As basic services collapse across parts of the occupied Palestinian territory, aid workers say a quieter catastrophe is unfolding alongside the visible destruction: a surge in trauma and gender-based risks that is reshaping childhood, particularly for girls.
Sima Alami, an adolescent and youth programme officer with the UN Population Fund (UNFPA), said the needs have outstripped anything typically seen in a single emergency. “We have more than one million children in Gaza who need mental health and psychosocial support services,” she told UN News.
The UNFPA official described a population living with acute fear. Citing agency data, Alami said 96 per cent of children in Gaza believe death could be imminent. “This reflects the depth of fear and trauma they experience daily,” she stressed.
Young people and adolescents, she added, are carrying an especially heavy psychological burden despite often receiving less attention in crisis planning. UNFPA figures show 61 per cent of adolescents and youth are experiencing post-traumatic stress disorder, while 38 per cent are facing depression and 41 per cent anxiety. Alami said the distress extends across age groups: “Alarmingly, one in five adults contemplates suicide almost daily.”
“This is not merely psychological distress,” she emphasized. “It is a widespread mental health emergency.”
Within that emergency, Alami warned that girls face compounding dangers, including the re-emergence of child marriage in Gaza after years of decline.

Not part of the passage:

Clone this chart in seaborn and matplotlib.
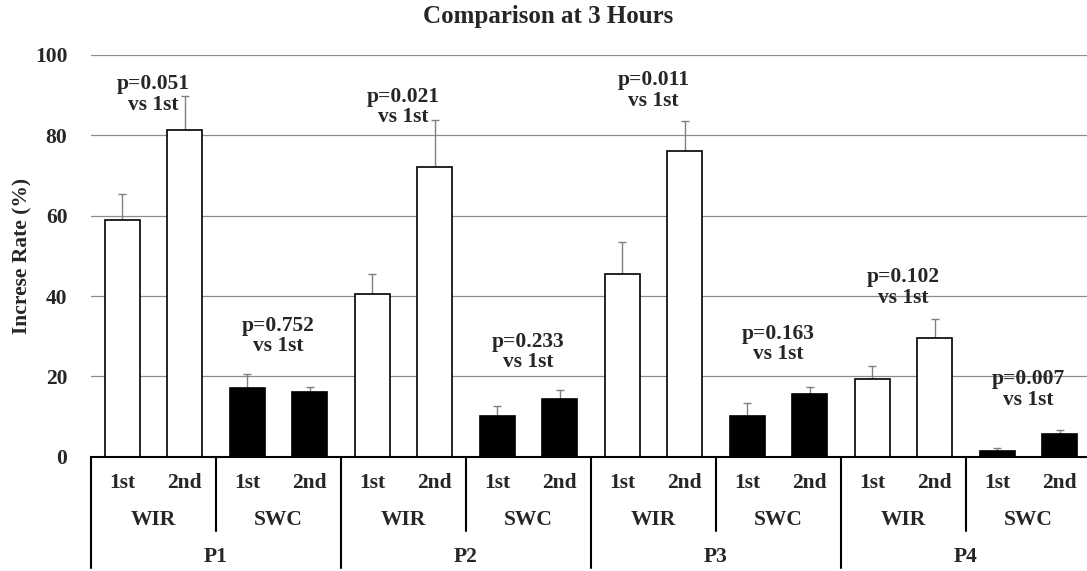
import numpy as np
import pandas as pd
import seaborn as sns
import matplotlib.pyplot as plt
import matplotlib.transforms as mtransforms
from itertools import product

periods = ['P1', 'P2', 'P3', 'P4']
methods = ['WIR', 'SWC']
trials = ['1st', '2nd']

# one value per bar, order P1 WIR 1st, P1 WIR 2nd, P1 SWC 1st, ...
values = [59.0, 81.3, 17.2, 16.1,
          40.6, 72.2, 10.1, 14.4,
          45.6, 76.0, 10.1, 15.6,
          19.3, 29.5, 1.3, 5.7]
errors = [6.3, 8.5, 3.3, 1.2,
          5.0, 11.5, 2.4, 2.3,
          7.9, 7.5, 3.3, 1.7,
          3.4, 4.9, 0.9, 0.9]
p_values = ['0.051', '0.752', '0.021', '0.233', '0.011', '0.163', '0.102', '0.007']
p_label_y = [85, 25, 82, 21, 86, 23, 37, 11.6]

rows = list(product(periods, methods, trials))
df = pd.DataFrame(rows, columns=['period', 'method', 'trial'])
df['bar'] = df['period'] + '-' + df['method'] + '-' + df['trial']
df['value'] = values

sns.set_theme(style='white')
plt.rcParams['font.family'] = ['Liberation Serif', 'DejaVu Serif']
plt.rcParams['font.weight'] = 'bold'
FS = 15.5

fig = plt.figure(figsize=(10.87, 5.71), dpi=100)
ax = fig.add_axes([91 / 1087, 0.2002, 1000 / 1087, 0.7035])

sns.barplot(data=df, x='bar', y='value', hue='method',
            palette={'WIR': 'white', 'SWC': 'black'}, dodge=False,
            width=0.56, edgecolor='black', linewidth=1.2, legend=False,
            ax=ax, zorder=2)

xs = np.arange(len(values))
ax.errorbar(xs, values, yerr=[np.zeros(len(values)), errors], fmt='none',
            ecolor='#808080', elinewidth=1.0, capsize=3.2, capthick=1.0, zorder=1)

ax.set_xlim(-0.5, len(values) - 0.5)
ax.set_ylim(0, 100)
ax.set_yticks(range(0, 101, 20))
ax.yaxis.grid(True, color='#8c8c8c', linewidth=0.9)
ax.set_axisbelow(True)
for s in ['left', 'right', 'top']:
    ax.spines[s].set_visible(False)
ax.spines['bottom'].set_color('black')
ax.spines['bottom'].set_linewidth(1.5)
ax.tick_params(axis='y', length=0, pad=17, labelsize=FS)
for lbl in ax.get_yticklabels():
    lbl.set_fontweight('bold')
ax.set_xticks([])
ax.set_xlabel('')
ax.set_ylabel('Increse Rate (%)', fontsize=FS, fontweight='bold')
ax.yaxis.set_label_coords(-0.059, 0.5)

# p-value notes, centred over each pair
for i, (p, yy) in enumerate(zip(p_values, p_label_y)):
    ax.text(2 * i + 0.5, yy, 'p=' + p + '\nvs 1st', ha='center', va='bottom',
            fontsize=FS, fontweight='bold', linespacing=1.05)

# multi-level category axis
tr = mtransforms.blended_transform_factory(ax.transData, fig.transFigure)
y_trial = 1 - 483 / 571
y_method = 1 - 520 / 571
y_period = 1 - 556.7 / 571
for i, (per, met, tri) in enumerate(rows):
    ax.text(i, y_trial, tri, transform=tr, ha='center', va='center',
            fontsize=FS, fontweight='bold')
for j in range(len(periods) * len(methods)):
    ax.text(2 * j + 0.5, y_method, methods[j % 2], transform=tr, ha='center',
            va='center', fontsize=FS, fontweight='bold')
for k, per in enumerate(periods):
    ax.text(4 * k + 1.5, y_period, per, transform=tr, ha='center', va='center',
            fontsize=FS, fontweight='bold')

y_axis = 0.2002
for k in range(len(periods) + 1):
    ax.plot([4 * k - 0.5] * 2, [y_axis, 1 - 568.3 / 571], transform=tr,
            color='black', linewidth=1.5, clip_on=False)
for k in range(len(periods)):
    ax.plot([4 * k + 1.5] * 2, [y_axis, 1 - 530.7 / 571], transform=tr,
            color='black', linewidth=1.5, clip_on=False)

fig.text(548 / 1087, 1 - 17 / 571, 'Comparison at 3 Hours', ha='center',
         va='center', fontsize=18, fontweight='bold')

fig.savefig('out.png', dpi=100)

UNFPA data indicate the practice had dropped from 25.5 per cent in 2009 to 11 per cent in 2022, but humanitarian deterioration is reversing that trend.
A recent UNFPA study found that 71 per cent of respondents in Gaza reported heightened pressure to marry girls before they turn 18. In a brief monitoring period, more than 400 marriage licences were issued for girls aged 14 to 16 through emergency courts, though UNFPA believes the true number is higher because many cases go unrecorded.
Alami said families cite displacement, poverty and insecurity as drivers. “Some families see marriage as a survival strategy amid displacement, poverty and insecurity,” Ms. Alami explained. Others, she said, view early marriage as a form of protection in overcrowded shelters or as a way to reduce financial strain after incomes vanished.
UNFPA links the rise in early marriage to escalating health risks and exposure to abuse. In 2025, the agency estimates that roughly 10 per cent of newly registered pregnancies in Gaza involved adolescent girls, a marked increase compared with levels before the war.
Care options for pregnant teens and new mothers have also narrowed sharply. Alami said just 15 per cent of health facilities in Gaza are currently able to deliver emergency obstetric and neonatal services, increasing the likelihood of life-threatening complications for mothers and newborns.
Violence is another central concern. “Some evidence suggests that 63 per cent of girls married at a young age have experienced physical, psychological or sexual violence,” Ms. Alami said. Reports gathered by responders also point to increasing divorce among minors and severe psychological harm.
In the gravest situations, Alami said, the toll has included self-harm. “More than 100 suicides or attempted suicides have been documented among survivors of violence,” she noted, describing child marriage as a form of gender-based violence.
UNFPA says it has expanded services intended to provide protection and support for women, girls and young people. Over the last three years, the agency has reopened and backed more than 35 safe spaces for women and girls, offering case management and multi-sectoral support for survivors of gender-based violence.
The agency has distributed more than 120,000 dignity and hygiene kits, and across Palestine it supports more than 15 multi-purpose youth centres, including 11 designed specifically for girls.
“These spaces provide psychosocial support, education and life skills while promoting community engagement and a sense of belonging,” Ms. Alami said. She added that young people are not only recipients of aid but “active partners” in shaping programmes.
Available support includes group sessions, psychological first aid, one-on-one counselling, and a remote service called the Youth Window, a digital helpline offering free assistance to marginalised young people.
Even with those efforts, Alami said the operating environment remains punishing. Repeated displacement, scarce resources and difficult living conditions—particularly in Gaza, where some safe spaces function in tented settings exposed to extreme weather—limit what humanitarian teams can sustain. “Many families prioritise survival over mental health,” Ms. Alami noted, arguing that psychosocial care must be linked with food assistance, healthcare and education to reach those most at risk.